Rabbi Fabian Schonfeld, the Orthodox group’s new president, said that unless the Jewish communities pay serious attention to this problem their “very existence may be endangered.” Rabbi Yitzchak Sladowsky, co-chairman of the convention, and Rabbi Morris A. Gorelik, chairman of the resolutions committee, said the Jewish people still had not replaced the six million lost in the Nazi holocaust.

The delegation adopted a series of resolutions dealing with Jewish education at the closing session today in which they called on Jewish Federations and welfare funds throughout the country to increase their allocations to all-day Jewish schools which the resolution said “have proved themselves to be the most effective weapon for the transmission of moral and religious values.” In another resolution, the delegates went on record as strongly opposed to the introduction of potential nuclear weaponry into the Middle East, stressing that the Mideast “is the most volatile” area in the world and that “the presence of nuclear weapons there endangers the existence of our entire world.”

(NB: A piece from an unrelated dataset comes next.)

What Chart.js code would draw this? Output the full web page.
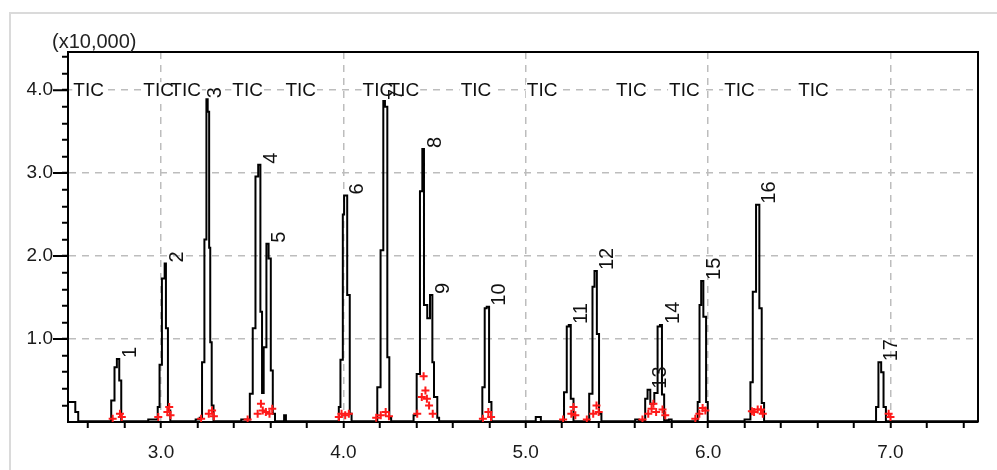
<!DOCTYPE html>
<html>
<head>
<meta charset="utf-8">
<script src="https://cdn.jsdelivr.net/npm/chart.js@4/dist/chart.umd.min.js"></script>
<style>
  html, body { margin: 0; padding: 0; background: #fff; }
  #wrap { width: 997px; height: 470px; }
</style>
</head>
<body>
<div id="wrap"><canvas id="chrom" width="997" height="470"></canvas></div>
<script>
// TIC trace, one step per scan: retention time (min) and intensity (x10,000)
const scanTimes = [
  2.490, 2.530, 2.546,
  2.727, 2.745, 2.758, 2.771, 2.782,
  2.930,
  2.982, 2.992, 3.005, 3.020, 3.027, 3.038, 3.051,
  3.190, 3.212, 3.225, 3.238, 3.249, 3.256, 3.264, 3.270, 3.278, 3.288,
  3.440, 3.487, 3.503, 3.518, 3.533, 3.545, 3.554,
  3.563, 3.578, 3.590, 3.602, 3.613, 3.625,
  3.675, 3.685,
  3.975, 3.984, 3.997, 4.004, 4.021, 4.035, 4.045,
  4.186, 4.204, 4.219, 4.228, 4.241, 4.252, 4.262,
  4.385, 4.402, 4.420, 4.433, 4.442, 4.460, 4.475, 4.488, 4.497, 4.515, 4.525,
  4.762, 4.775, 4.786, 4.799, 4.812,
  5.055, 5.083,
  5.210, 5.225, 5.236, 5.247, 5.262,
  5.348, 5.366, 5.377, 5.390, 5.402, 5.415,
  5.600, 5.620,
  5.655, 5.668, 5.683, 5.705, 5.723, 5.736, 5.747, 5.759,
  5.785, 5.800,
  5.943, 5.953, 5.962, 5.974, 5.989, 5.998,
  6.200, 6.232, 6.245, 6.263, 6.281, 6.294, 6.307,
  6.921, 6.934, 6.949, 6.962, 6.975,
  7.480
];
const scanCounts = [
  0.24, 0.12, 0.01,
  0.26, 0.66, 0.76, 0.50, 0.01,
  0.03,
  0.18, 0.69, 1.73, 1.91, 1.13, 0.14, 0.01,
  0.03, 0.05, 0.72, 2.20, 3.89, 3.74, 2.10, 0.96, 0.20, 0.01,
  0.03, 0.34, 1.13, 2.96, 3.10, 1.33, 0.35,
  0.90, 2.15, 1.97, 0.62, 0.10, 0.01,
  0.08, 0.01,
  0.18, 0.75, 2.50, 2.73, 1.53, 0.10, 0.01,
  0.42, 2.07, 3.87, 3.80, 0.78, 0.05, 0.01,
  0.08, 0.58, 2.78, 3.29, 1.41, 1.25, 1.53, 0.72, 0.30, 0.05, 0.01,
  0.42, 1.37, 1.39, 0.24, 0.01,
  0.06, 0.01,
  0.36, 1.15, 1.17, 0.28, 0.01,
  0.34, 1.63, 1.82, 1.06, 0.10, 0.01,
  0.03, 0.01,
  0.28, 0.39, 0.22, 0.35, 1.15, 1.17, 0.33, 0.02,
  0.03, 0.01,
  0.24, 1.41, 1.70, 1.27, 0.24, 0.01,
  0.03, 0.48, 1.57, 2.62, 1.37, 0.23, 0.01,
  0.18, 0.72, 0.60, 0.18, 0.01,
  0.01
];

// peak numbers and where they sit (apex)
const peakNumbers = ['1','2','3','4','5','6','7','8','9','10','11','12','13','14','15','16','17'];
const peakTimes = [2.760, 3.020, 3.225, 3.535, 3.580, 4.005, 4.220, 4.435, 4.477, 4.787, 5.237, 5.378, 5.669, 5.737, 5.963, 6.265, 6.937];
const peakCounts = [0.76, 1.91, 3.89, 3.10, 2.15, 2.73, 3.87, 3.29, 1.53, 1.39, 1.17, 1.82, 0.39, 1.17, 1.70, 2.62, 0.72];

// "TIC" tags along the 4.0 line
const ticTimes = [2.519, 2.903, 3.051, 3.391, 3.682, 4.105, 4.248, 4.643, 5.006, 5.495, 5.786, 6.088, 6.494];
const ticLevel = 4.0;

// red integration marks near the baseline
const markTimes = [
  2.735, 2.775, 2.785,
  2.985, 3.035, 3.045, 3.052,
  3.220, 3.262, 3.280, 3.290,
  3.475, 3.530, 3.548, 3.558, 3.575, 3.595, 3.610,
  3.975, 3.990, 4.010, 4.030,
  4.180, 4.205, 4.232, 4.250,
  4.405, 4.430, 4.440, 4.450, 4.458, 4.470, 4.490,
  4.765, 4.795, 4.810,
  5.205, 5.250, 5.262, 5.272,
  5.335, 5.370, 5.388, 5.400,
  5.640, 5.672, 5.690, 5.700, 5.715, 5.750, 5.765,
  5.930, 5.952, 5.970, 5.985,
  6.240, 6.252, 6.272, 6.290, 6.300,
  6.990, 7.000
];
const markCounts = [
  0.04, 0.10, 0.06,
  0.06, 0.12, 0.18, 0.08,
  0.04, 0.10, 0.14, 0.07,
  0.03, 0.10, 0.22, 0.14, 0.12, 0.10, 0.16,
  0.06, 0.10, 0.08, 0.10,
  0.05, 0.08, 0.12, 0.07,
  0.10, 0.30, 0.55, 0.38, 0.28, 0.20, 0.10,
  0.04, 0.12, 0.06,
  0.03, 0.10, 0.18, 0.08,
  0.03, 0.10, 0.20, 0.12,
  0.03, 0.10, 0.16, 0.22, 0.12, 0.15, 0.08,
  0.04, 0.10, 0.17, 0.14,
  0.13, 0.12, 0.15, 0.15, 0.10,
  0.10, 0.06
];

// axes
const xTickValues = [2.6, 2.8, 3.0, 3.2, 3.4, 3.6, 3.8, 4.0, 4.2, 4.4, 4.6, 4.8, 5.0, 5.2, 5.4, 5.6, 5.8, 6.0, 6.2, 6.4, 6.6, 6.8, 7.0, 7.2, 7.4];
const xTickLabels = ['3.0', '4.0', '5.0', '6.0', '7.0'];
const yTickValues = [0.2, 0.4, 0.6, 0.8, 1.0, 1.2, 1.4, 1.6, 1.8, 2.0, 2.2, 2.4, 2.6, 2.8, 3.0, 3.2, 3.4, 3.6, 3.8, 4.0, 4.2, 4.4];
const yTickLabels = ['1.0', '2.0', '3.0', '4.0'];
const yUnitLabel = '(x10,000)';

const FONT = '"Liberation Sans", Arial, sans-serif';
Chart.defaults.font.family = FONT;

const labelFor = (labels, v) => labels.find(l => Math.abs(parseFloat(l) - v) < 1e-6) || '';
const gridFor = labels => c => (c.tick && labelFor(labels, c.tick.value)) ? '#bdbdbd' : 'rgba(0,0,0,0)';

const overlay = {
  id: 'overlay',
  beforeDraw(chart) {
    const ctx = chart.ctx;
    ctx.save();
    ctx.strokeStyle = '#dadada';
    ctx.lineWidth = 2;
    ctx.beginPath();
    ctx.moveTo(10, 470);
    ctx.lineTo(10, 13);
    ctx.lineTo(997, 13);
    ctx.stroke();
    ctx.restore();
  },
  beforeDatasetsDraw(chart) {
    const {ctx, scales: {x, y}} = chart;
    ctx.save();
    ctx.font = '19px ' + FONT;
    ctx.textBaseline = 'middle';
    const py = y.getPixelForValue(ticLevel);
    const w = ctx.measureText('TIC').width;
    ticTimes.forEach(t => {
      const px = x.getPixelForValue(t);
      ctx.fillStyle = '#fff';
      ctx.fillRect(px - 1, py - 8, w + 2, 16);
    });
    ctx.fillStyle = '#111';
    ticTimes.forEach(t => ctx.fillText('TIC', x.getPixelForValue(t), py + 1));
    ctx.restore();
  },
  afterDatasetsDraw(chart) {
    const {ctx, chartArea: a, scales: {x, y}} = chart;
    ctx.save();
    // peak numbers, written upward
    ctx.font = '20px ' + FONT;
    ctx.fillStyle = '#111';
    ctx.textAlign = 'left';
    ctx.textBaseline = 'middle';
    peakNumbers.forEach((n, i) => {
      const px = x.getPixelForValue(peakTimes[i]) + 13;
      const py = y.getPixelForValue(peakCounts[i]) - 1;
      ctx.save();
      ctx.translate(px, py);
      ctx.rotate(-Math.PI / 2);
      ctx.fillText(n, 0, 0);
      ctx.restore();
    });
    // top and right frame
    ctx.strokeStyle = '#000';
    ctx.lineWidth = 2;
    ctx.beginPath();
    ctx.moveTo(a.left, a.top);
    ctx.lineTo(a.right, a.top);
    ctx.lineTo(a.right, a.bottom);
    ctx.stroke();
    // longer major ticks on the y axis
    ctx.beginPath();
    yTickLabels.forEach(l => {
      const py = y.getPixelForValue(parseFloat(l));
      ctx.moveTo(a.left - 15, py);
      ctx.lineTo(a.left, py);
    });
    ctx.stroke();
    // unit label
    ctx.font = '20px ' + FONT;
    ctx.fillStyle = '#222';
    ctx.fillText(yUnitLabel, 52, 42);
    ctx.restore();
  }
};

new Chart(document.getElementById('chrom'), {
  type: 'line',
  data: {
    datasets: [
      {
        type: 'scatter',
        order: 0,
        data: markTimes.map((t, i) => ({x: t, y: markCounts[i]})),
        pointStyle: 'cross',
        pointRadius: 4,
        pointBorderWidth: 2,
        pointBorderColor: '#ff1a1a',
        pointBackgroundColor: '#ff1a1a',
        showLine: false
      },
      {
        order: 1,
        data: scanTimes.map((t, i) => ({x: t, y: scanCounts[i]})),
        stepped: true,
        borderColor: '#000',
        borderWidth: 2,
        pointRadius: 0,
        fill: false
      }
    ]
  },
  options: {
    responsive: false,
    animation: false,
    devicePixelRatio: 1,
    layout: { padding: { left: 0, top: 52, right: 19, bottom: 0 } },
    plugins: { legend: { display: false }, tooltip: { enabled: false } },
    scales: {
      x: {
        type: 'linear',
        min: 2.49,
        max: 7.48,
        bounds: 'data',
        afterBuildTicks: s => { s.ticks = xTickValues.map(v => ({value: v})); },
        afterFit: s => { s.height = 48; },
        ticks: {
          autoSkip: false,
          maxRotation: 0,
          padding: 13,
          color: '#1a1a1a',
          font: { size: 19 },
          callback: v => labelFor(xTickLabels, v)
        },
        grid: {
          color: gridFor(xTickLabels),
          lineWidth: 1.5,
          tickColor: '#000',
          tickLength: 6,
          tickWidth: 2,
          tickBorderDash: []
        },
        border: { display: true, color: '#000', width: 2, dash: [7, 6] }
      },
      y: {
        type: 'linear',
        min: 0,
        max: 4.46,
        bounds: 'data',
        afterBuildTicks: s => { s.ticks = yTickValues.map(v => ({value: v})); },
        afterFit: s => { s.width = 68; },
        ticks: {
          autoSkip: false,
          padding: 9,
          color: '#1a1a1a',
          font: { size: 19 },
          callback: v => labelFor(yTickLabels, v)
        },
        grid: {
          color: gridFor(yTickLabels),
          lineWidth: 1.5,
          tickColor: '#000',
          tickLength: 6,
          tickWidth: 2,
          tickBorderDash: []
        },
        border: { display: true, color: '#000', width: 2, dash: [7, 6] }
      }
    }
  },
  plugins: [overlay]
});
</script>
</body>
</html>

At yesterday’s session, the rabbis admitted that they had failed to capture the imagination of young Jewish intellectuals for Orthodox Judaism. Rabbi Schonfeld said Orthodoxy has failed to develop new methods to underscore Jewish precepts to youth, resulting in Jewish youth pursuing “all sorts of new ideologies such as the exotic and the adoption of radical leftist philosophies.”

Rabbi Walter S. Wurtzburger, editor of the RCA’s journal, Tradition, noting that nine out of 10 Jewish youth go to college, said “they expect those who wish to communicate with them” to use the type of “intellectual concepts” In which today’s youth express their ideas. But Rabbi Rafael S. Grossman of Memphis, Tenn., said the obsession by youth with sex and freedom from discipline posed a grave threat to the future of the Jewish community, particularly Orthodoxy.